-- Begin Data to use --

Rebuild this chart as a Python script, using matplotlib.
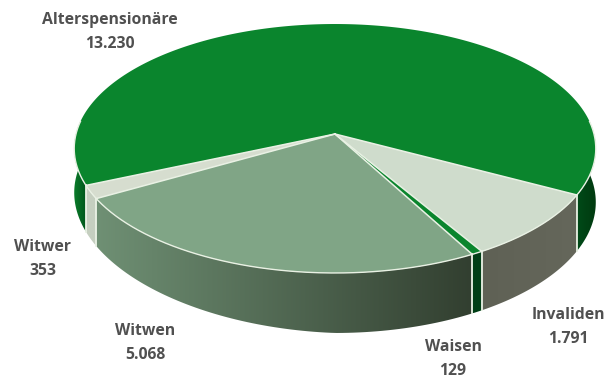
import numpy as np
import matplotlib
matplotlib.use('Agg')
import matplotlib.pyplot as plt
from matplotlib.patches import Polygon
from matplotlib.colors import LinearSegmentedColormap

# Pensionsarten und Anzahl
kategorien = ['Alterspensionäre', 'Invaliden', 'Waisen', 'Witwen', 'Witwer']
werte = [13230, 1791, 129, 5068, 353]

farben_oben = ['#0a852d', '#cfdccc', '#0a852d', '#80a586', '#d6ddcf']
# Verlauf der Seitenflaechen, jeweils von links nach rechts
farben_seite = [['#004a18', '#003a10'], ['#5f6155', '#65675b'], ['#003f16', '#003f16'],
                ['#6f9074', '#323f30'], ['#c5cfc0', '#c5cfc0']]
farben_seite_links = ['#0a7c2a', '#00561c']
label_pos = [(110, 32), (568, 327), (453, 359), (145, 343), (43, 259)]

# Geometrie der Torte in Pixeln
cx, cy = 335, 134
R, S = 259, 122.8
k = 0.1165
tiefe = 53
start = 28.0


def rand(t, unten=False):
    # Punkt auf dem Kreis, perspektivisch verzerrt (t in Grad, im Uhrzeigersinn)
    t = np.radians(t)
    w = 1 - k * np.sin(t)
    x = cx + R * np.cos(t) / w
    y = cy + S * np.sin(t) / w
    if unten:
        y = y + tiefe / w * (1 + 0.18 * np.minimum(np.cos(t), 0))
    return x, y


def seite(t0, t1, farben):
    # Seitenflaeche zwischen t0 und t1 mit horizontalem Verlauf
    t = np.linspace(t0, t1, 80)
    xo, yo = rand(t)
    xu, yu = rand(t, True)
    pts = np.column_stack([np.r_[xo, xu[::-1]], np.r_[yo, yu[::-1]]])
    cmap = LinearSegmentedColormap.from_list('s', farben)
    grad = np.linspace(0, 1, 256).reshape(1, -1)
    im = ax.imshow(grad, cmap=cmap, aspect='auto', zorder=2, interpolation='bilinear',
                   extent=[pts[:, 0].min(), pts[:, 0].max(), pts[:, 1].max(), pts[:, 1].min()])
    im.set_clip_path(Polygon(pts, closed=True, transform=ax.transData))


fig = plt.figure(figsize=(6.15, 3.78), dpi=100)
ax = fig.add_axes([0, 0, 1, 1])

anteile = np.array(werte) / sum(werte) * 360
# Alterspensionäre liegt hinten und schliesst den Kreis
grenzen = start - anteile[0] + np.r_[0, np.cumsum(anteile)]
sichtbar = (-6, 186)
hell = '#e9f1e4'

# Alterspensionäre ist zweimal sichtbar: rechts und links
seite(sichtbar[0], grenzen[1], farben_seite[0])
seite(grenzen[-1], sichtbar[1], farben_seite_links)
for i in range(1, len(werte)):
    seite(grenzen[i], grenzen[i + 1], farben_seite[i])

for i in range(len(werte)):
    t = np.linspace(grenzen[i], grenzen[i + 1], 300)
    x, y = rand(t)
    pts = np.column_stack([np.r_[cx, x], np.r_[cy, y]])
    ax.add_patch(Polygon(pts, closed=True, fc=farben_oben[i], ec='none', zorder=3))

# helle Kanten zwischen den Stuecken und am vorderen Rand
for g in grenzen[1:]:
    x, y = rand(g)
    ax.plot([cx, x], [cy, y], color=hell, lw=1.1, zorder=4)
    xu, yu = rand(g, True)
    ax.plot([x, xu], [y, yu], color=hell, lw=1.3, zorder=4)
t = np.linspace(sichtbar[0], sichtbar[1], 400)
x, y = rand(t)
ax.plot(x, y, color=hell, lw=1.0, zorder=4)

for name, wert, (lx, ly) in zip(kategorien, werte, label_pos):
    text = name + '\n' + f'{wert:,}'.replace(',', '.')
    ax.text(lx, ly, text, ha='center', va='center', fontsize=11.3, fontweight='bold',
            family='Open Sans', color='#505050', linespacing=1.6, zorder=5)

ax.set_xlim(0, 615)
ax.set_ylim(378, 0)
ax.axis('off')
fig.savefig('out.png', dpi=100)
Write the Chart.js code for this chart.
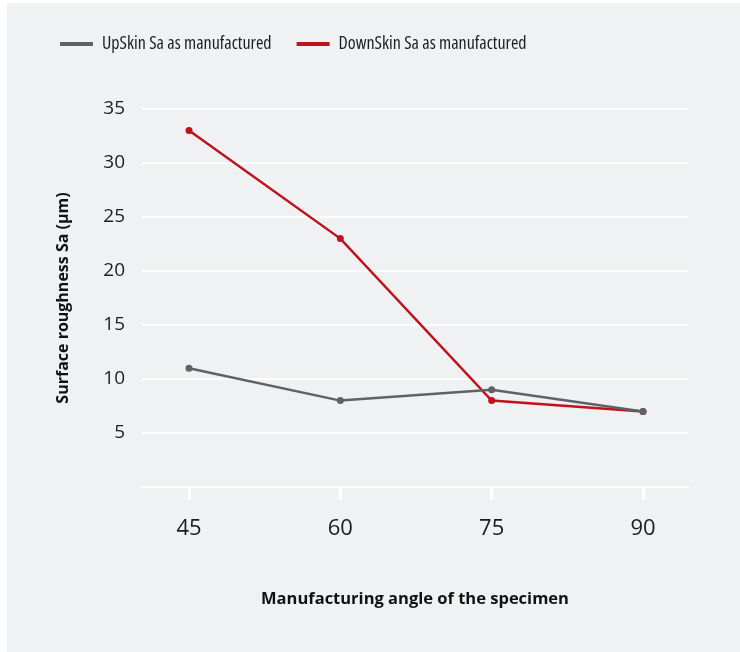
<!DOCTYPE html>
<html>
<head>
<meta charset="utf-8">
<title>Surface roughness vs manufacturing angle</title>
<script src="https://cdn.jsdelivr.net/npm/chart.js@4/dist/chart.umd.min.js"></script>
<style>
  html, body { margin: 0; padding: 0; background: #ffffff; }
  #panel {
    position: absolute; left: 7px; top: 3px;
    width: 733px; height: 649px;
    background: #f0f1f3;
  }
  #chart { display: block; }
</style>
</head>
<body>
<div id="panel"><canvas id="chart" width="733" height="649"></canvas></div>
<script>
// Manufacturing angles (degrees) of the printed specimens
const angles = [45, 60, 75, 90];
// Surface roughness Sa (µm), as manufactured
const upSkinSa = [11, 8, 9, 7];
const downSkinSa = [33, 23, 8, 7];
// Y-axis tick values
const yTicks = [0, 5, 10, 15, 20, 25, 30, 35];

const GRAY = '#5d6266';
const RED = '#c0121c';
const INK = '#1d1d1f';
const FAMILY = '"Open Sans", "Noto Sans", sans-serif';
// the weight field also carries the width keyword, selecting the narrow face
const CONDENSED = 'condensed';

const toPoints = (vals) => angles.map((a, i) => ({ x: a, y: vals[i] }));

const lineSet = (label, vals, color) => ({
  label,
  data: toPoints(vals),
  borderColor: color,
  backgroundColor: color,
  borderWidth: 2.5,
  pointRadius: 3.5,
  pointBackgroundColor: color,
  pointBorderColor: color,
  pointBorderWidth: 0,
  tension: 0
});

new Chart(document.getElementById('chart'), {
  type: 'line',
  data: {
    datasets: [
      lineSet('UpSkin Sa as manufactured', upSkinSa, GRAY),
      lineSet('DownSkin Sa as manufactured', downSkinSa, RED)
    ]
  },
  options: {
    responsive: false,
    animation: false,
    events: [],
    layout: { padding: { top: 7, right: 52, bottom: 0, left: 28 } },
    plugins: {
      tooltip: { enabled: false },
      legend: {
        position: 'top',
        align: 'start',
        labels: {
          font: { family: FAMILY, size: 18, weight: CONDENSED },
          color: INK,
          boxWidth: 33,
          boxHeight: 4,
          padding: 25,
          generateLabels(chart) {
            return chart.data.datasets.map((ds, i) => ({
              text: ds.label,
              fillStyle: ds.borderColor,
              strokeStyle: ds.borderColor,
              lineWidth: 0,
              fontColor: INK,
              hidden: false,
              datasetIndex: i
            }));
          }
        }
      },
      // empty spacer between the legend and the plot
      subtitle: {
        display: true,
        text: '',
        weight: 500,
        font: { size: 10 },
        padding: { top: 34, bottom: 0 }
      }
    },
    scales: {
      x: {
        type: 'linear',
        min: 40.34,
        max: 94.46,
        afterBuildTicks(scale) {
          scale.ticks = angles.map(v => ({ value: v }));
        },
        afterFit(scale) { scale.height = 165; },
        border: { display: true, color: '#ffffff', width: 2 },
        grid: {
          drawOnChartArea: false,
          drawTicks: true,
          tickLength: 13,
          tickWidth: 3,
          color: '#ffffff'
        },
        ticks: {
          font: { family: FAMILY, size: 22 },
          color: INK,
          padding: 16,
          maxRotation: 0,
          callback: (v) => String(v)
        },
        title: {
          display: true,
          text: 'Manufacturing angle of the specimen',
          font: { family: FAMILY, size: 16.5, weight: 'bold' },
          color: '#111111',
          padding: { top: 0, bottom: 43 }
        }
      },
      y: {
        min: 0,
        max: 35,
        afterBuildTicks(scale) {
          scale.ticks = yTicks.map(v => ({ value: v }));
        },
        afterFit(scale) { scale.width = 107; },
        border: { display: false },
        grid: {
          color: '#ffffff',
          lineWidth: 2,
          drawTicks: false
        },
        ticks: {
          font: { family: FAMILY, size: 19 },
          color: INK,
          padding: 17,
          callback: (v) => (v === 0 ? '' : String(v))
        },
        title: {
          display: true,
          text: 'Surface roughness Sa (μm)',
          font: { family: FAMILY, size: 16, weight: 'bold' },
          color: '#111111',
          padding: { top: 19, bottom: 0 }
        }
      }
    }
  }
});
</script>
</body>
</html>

-- End Data to use --

__The task__: Search the data for "this". Copy every line that has it.

__Complete answer__:
Rebuild this chart as a Python script, using matplotlib.
Write the Chart.js code for this chart.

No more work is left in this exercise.